◆ What is expected ◆
Write out the listing below in full and exactly, leaving out every picture.

-- Data rows start --

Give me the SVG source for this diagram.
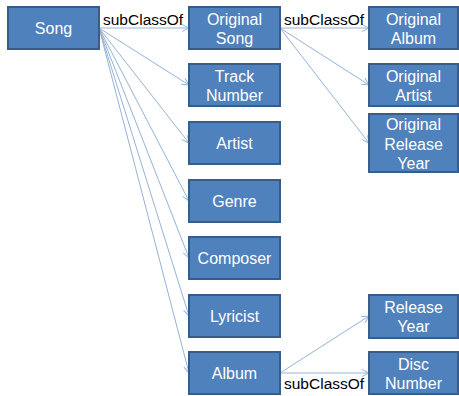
<svg xmlns="http://www.w3.org/2000/svg" width="459" height="396" viewBox="0 0 459 396">
<style>
.box{fill:#4F81BD;stroke:#385D8A;stroke-width:2}
.nt{fill:#fff;font-family:"Liberation Sans",Arial,sans-serif;font-size:16px;text-anchor:middle}
.lbl{fill:#000;font-family:"Liberation Sans",Arial,sans-serif;font-size:15.5px}
.c{stroke:#95B3D7;stroke-width:1;fill:none;marker-end:url(#ah)}
</style>
<defs>
<marker id="ah" viewBox="0 0 8 8" refX="7.5" refY="4" markerWidth="8" markerHeight="8" markerUnits="userSpaceOnUse" orient="auto">
<path d="M0.5,0.5 L7.5,4 L0.5,7.5" fill="none" stroke="#95B3D7" stroke-width="1"/>
</marker>
</defs>
<g id="connectors">
<line class="c" x1="99" y1="28" x2="189" y2="28"/>
<line class="c" x1="99" y1="28" x2="189" y2="85"/>
<line class="c" x1="99" y1="28" x2="189" y2="143"/>
<line class="c" x1="99" y1="28" x2="189" y2="201"/>
<line class="c" x1="99" y1="28" x2="189" y2="258"/>
<line class="c" x1="99" y1="28" x2="189" y2="316"/>
<line class="c" x1="99" y1="28" x2="189" y2="373"/>
<line class="c" x1="280" y1="28" x2="369" y2="28"/>
<line class="c" x1="280" y1="28" x2="369" y2="85"/>
<line class="c" x1="280" y1="28" x2="369" y2="143"/>
<line class="c" x1="280" y1="373" x2="369" y2="316"/>
<line class="c" x1="280" y1="373" x2="369" y2="373"/>
<text class="lbl" x="103" y="25">subClassOf</text>
<text class="lbl" x="284" y="25">subClassOf</text>
<text class="lbl" x="284" y="389">subClassOf</text>
</g>
<g id="song"><rect class="box" x="8" y="7" width="91" height="42"/><text class="nt" x="53.5" y="34">Song</text></g>
<g id="original-song"><rect class="box" x="189" y="7" width="91" height="42"/><text class="nt" x="234.5" y="24.5">Original</text><text class="nt" x="234.5" y="44">Song</text></g>
<g id="track-number"><rect class="box" x="189" y="64" width="91" height="42"/><text class="nt" x="234.5" y="81.5">Track</text><text class="nt" x="234.5" y="101">Number</text></g>
<g id="artist"><rect class="box" x="189" y="122" width="91" height="42"/><text class="nt" x="234.5" y="149">Artist</text></g>
<g id="genre"><rect class="box" x="189" y="180" width="91" height="42"/><text class="nt" x="234.5" y="207">Genre</text></g>
<g id="composer"><rect class="box" x="189" y="237" width="91" height="42"/><text class="nt" x="234.5" y="264">Composer</text></g>
<g id="lyricist"><rect class="box" x="189" y="295" width="91" height="42"/><text class="nt" x="234.5" y="322">Lyricist</text></g>
<g id="album"><rect class="box" x="189" y="352" width="91" height="42"/><text class="nt" x="234.5" y="379">Album</text></g>
<g id="original-album"><rect class="box" x="369" y="7" width="89" height="42"/><text class="nt" x="413.5" y="24.5">Original</text><text class="nt" x="413.5" y="44">Album</text></g>
<g id="original-artist"><rect class="box" x="369" y="64" width="89" height="42"/><text class="nt" x="413.5" y="81.5">Original</text><text class="nt" x="413.5" y="101">Artist</text></g>
<g id="original-release-year"><rect class="box" x="369" y="114" width="89" height="58"/><text class="nt" x="413.5" y="130">Original</text><text class="nt" x="413.5" y="149.5">Release</text><text class="nt" x="413.5" y="169">Year</text></g>
<g id="release-year"><rect class="box" x="369" y="295" width="89" height="43"/><text class="nt" x="413.5" y="312.5">Release</text><text class="nt" x="413.5" y="332">Year</text></g>
<g id="disc-number"><rect class="box" x="369" y="352" width="89" height="42"/><text class="nt" x="413.5" y="369.5">Disc</text><text class="nt" x="413.5" y="389">Number</text></g>
</svg>
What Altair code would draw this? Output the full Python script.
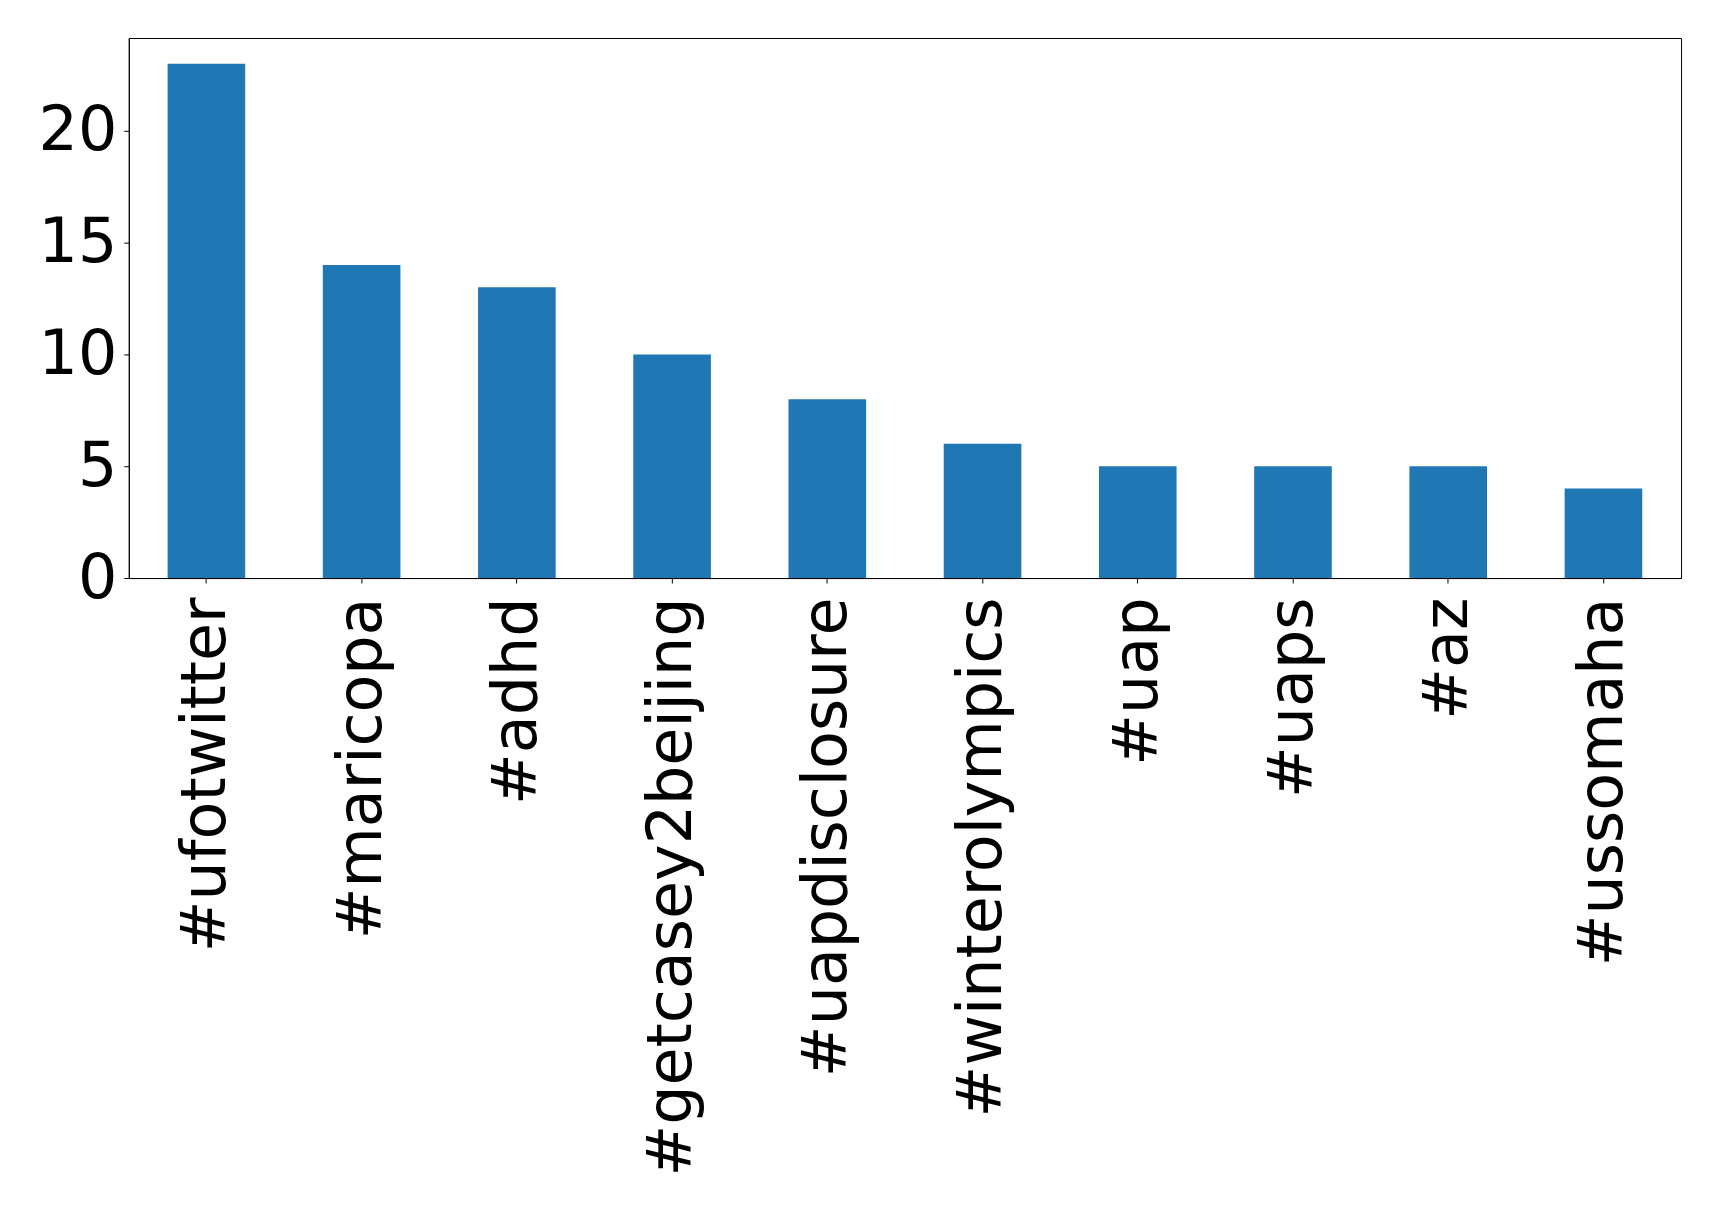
import altair as alt
import pandas as pd

hashtags = ["#ufotwitter", "#maricopa", "#adhd", "#getcasey2beijing", "#uapdisclosure",
            "#winterolympics", "#uap", "#uaps", "#az", "#ussomaha"]
counts = [23, 14, 13, 10, 8, 6, 5, 5, 5, 4]
y_ticks = [0, 5, 10, 15, 20]

df = pd.DataFrame({"tag": hashtags, "count": counts})

FONT = "DejaVu Sans"
FS = 62

chart = alt.Chart(df).mark_bar(color="#1f77b4").encode(
    x=alt.X("tag:N", sort=hashtags, title=None,
            scale=alt.Scale(paddingInner=0.5, paddingOuter=0.25),
            axis=alt.Axis(labelAngle=270, labelAlign="right", labelBaseline="middle",
                          labelFont=FONT, labelFontSize=FS, labelColor="black",
                          labelLimit=2000, labelPadding=14, tickSize=5,
                          tickColor="black", domainColor="black", grid=False)),
    y=alt.Y("count:Q", title=None,
            scale=alt.Scale(domain=[0, 24.15], nice=False, zero=True),
            axis=alt.Axis(values=y_ticks, labelFont=FONT, labelFontSize=FS,
                          labelColor="black", labelPadding=7, tickSize=5,
                          tickColor="black", domainColor="black", grid=False,
                          labelBaseline="middle")),
).properties(
    width=1555, height=541,
    autosize=alt.AutoSizeParams(type="none"),
    padding={"left": 121, "top": 29, "right": 30, "bottom": 620},
).configure_view(stroke="black", strokeWidth=1)

chart.save("out.html", embed_options={"renderer": "svg", "actions": False})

-- Data rows end --

◆ Written answer ◆
Give me the SVG source for this diagram.
<svg xmlns="http://www.w3.org/2000/svg" width="459" height="396" viewBox="0 0 459 396">
<style>
.box{fill:#4F81BD;stroke:#385D8A;stroke-width:2}
.nt{fill:#fff;font-family:"Liberation Sans",Arial,sans-serif;font-size:16px;text-anchor:middle}
.lbl{fill:#000;font-family:"Liberation Sans",Arial,sans-serif;font-size:15.5px}
.c{stroke:#95B3D7;stroke-width:1;fill:none;marker-end:url(#ah)}
</style>
<defs>
<marker id="ah" viewBox="0 0 8 8" refX="7.5" refY="4" markerWidth="8" markerHeight="8" markerUnits="userSpaceOnUse" orient="auto">
<path d="M0.5,0.5 L7.5,4 L0.5,7.5" fill="none" stroke="#95B3D7" stroke-width="1"/>
</marker>
</defs>
<g id="connectors">
<line class="c" x1="99" y1="28" x2="189" y2="28"/>
<line class="c" x1="99" y1="28" x2="189" y2="85"/>
<line class="c" x1="99" y1="28" x2="189" y2="143"/>
<line class="c" x1="99" y1="28" x2="189" y2="201"/>
<line class="c" x1="99" y1="28" x2="189" y2="258"/>
<line class="c" x1="99" y1="28" x2="189" y2="316"/>
<line class="c" x1="99" y1="28" x2="189" y2="373"/>
<line class="c" x1="280" y1="28" x2="369" y2="28"/>
<line class="c" x1="280" y1="28" x2="369" y2="85"/>
<line class="c" x1="280" y1="28" x2="369" y2="143"/>
<line class="c" x1="280" y1="373" x2="369" y2="316"/>
<line class="c" x1="280" y1="373" x2="369" y2="373"/>
<text class="lbl" x="103" y="25">subClassOf</text>
<text class="lbl" x="284" y="25">subClassOf</text>
<text class="lbl" x="284" y="389">subClassOf</text>
</g>
<g id="song"><rect class="box" x="8" y="7" width="91" height="42"/><text class="nt" x="53.5" y="34">Song</text></g>
<g id="original-song"><rect class="box" x="189" y="7" width="91" height="42"/><text class="nt" x="234.5" y="24.5">Original</text><text class="nt" x="234.5" y="44">Song</text></g>
<g id="track-number"><rect class="box" x="189" y="64" width="91" height="42"/><text class="nt" x="234.5" y="81.5">Track</text><text class="nt" x="234.5" y="101">Number</text></g>
<g id="artist"><rect class="box" x="189" y="122" width="91" height="42"/><text class="nt" x="234.5" y="149">Artist</text></g>
<g id="genre"><rect class="box" x="189" y="180" width="91" height="42"/><text class="nt" x="234.5" y="207">Genre</text></g>
<g id="composer"><rect class="box" x="189" y="237" width="91" height="42"/><text class="nt" x="234.5" y="264">Composer</text></g>
<g id="lyricist"><rect class="box" x="189" y="295" width="91" height="42"/><text class="nt" x="234.5" y="322">Lyricist</text></g>
<g id="album"><rect class="box" x="189" y="352" width="91" height="42"/><text class="nt" x="234.5" y="379">Album</text></g>
<g id="original-album"><rect class="box" x="369" y="7" width="89" height="42"/><text class="nt" x="413.5" y="24.5">Original</text><text class="nt" x="413.5" y="44">Album</text></g>
<g id="original-artist"><rect class="box" x="369" y="64" width="89" height="42"/><text class="nt" x="413.5" y="81.5">Original</text><text class="nt" x="413.5" y="101">Artist</text></g>
<g id="original-release-year"><rect class="box" x="369" y="114" width="89" height="58"/><text class="nt" x="413.5" y="130">Original</text><text class="nt" x="413.5" y="149.5">Release</text><text class="nt" x="413.5" y="169">Year</text></g>
<g id="release-year"><rect class="box" x="369" y="295" width="89" height="43"/><text class="nt" x="413.5" y="312.5">Release</text><text class="nt" x="413.5" y="332">Year</text></g>
<g id="disc-number"><rect class="box" x="369" y="352" width="89" height="42"/><text class="nt" x="413.5" y="369.5">Disc</text><text class="nt" x="413.5" y="389">Number</text></g>
</svg>
What Altair code would draw this? Output the full Python script.
import altair as alt
import pandas as pd

hashtags = ["#ufotwitter", "#maricopa", "#adhd", "#getcasey2beijing", "#uapdisclosure",
            "#winterolympics", "#uap", "#uaps", "#az", "#ussomaha"]
counts = [23, 14, 13, 10, 8, 6, 5, 5, 5, 4]
y_ticks = [0, 5, 10, 15, 20]

df = pd.DataFrame({"tag": hashtags, "count": counts})

FONT = "DejaVu Sans"
FS = 62

chart = alt.Chart(df).mark_bar(color="#1f77b4").encode(
    x=alt.X("tag:N", sort=hashtags, title=None,
            scale=alt.Scale(paddingInner=0.5, paddingOuter=0.25),
            axis=alt.Axis(labelAngle=270, labelAlign="right", labelBaseline="middle",
                          labelFont=FONT, labelFontSize=FS, labelColor="black",
                          labelLimit=2000, labelPadding=14, tickSize=5,
                          tickColor="black", domainColor="black", grid=False)),
    y=alt.Y("count:Q", title=None,
            scale=alt.Scale(domain=[0, 24.15], nice=False, zero=True),
            axis=alt.Axis(values=y_ticks, labelFont=FONT, labelFontSize=FS,
                          labelColor="black", labelPadding=7, tickSize=5,
                          tickColor="black", domainColor="black", grid=False,
                          labelBaseline="middle")),
).properties(
    width=1555, height=541,
    autosize=alt.AutoSizeParams(type="none"),
    padding={"left": 121, "top": 29, "right": 30, "bottom": 620},
).configure_view(stroke="black", strokeWidth=1)

chart.save("out.html", embed_options={"renderer": "svg", "actions": False})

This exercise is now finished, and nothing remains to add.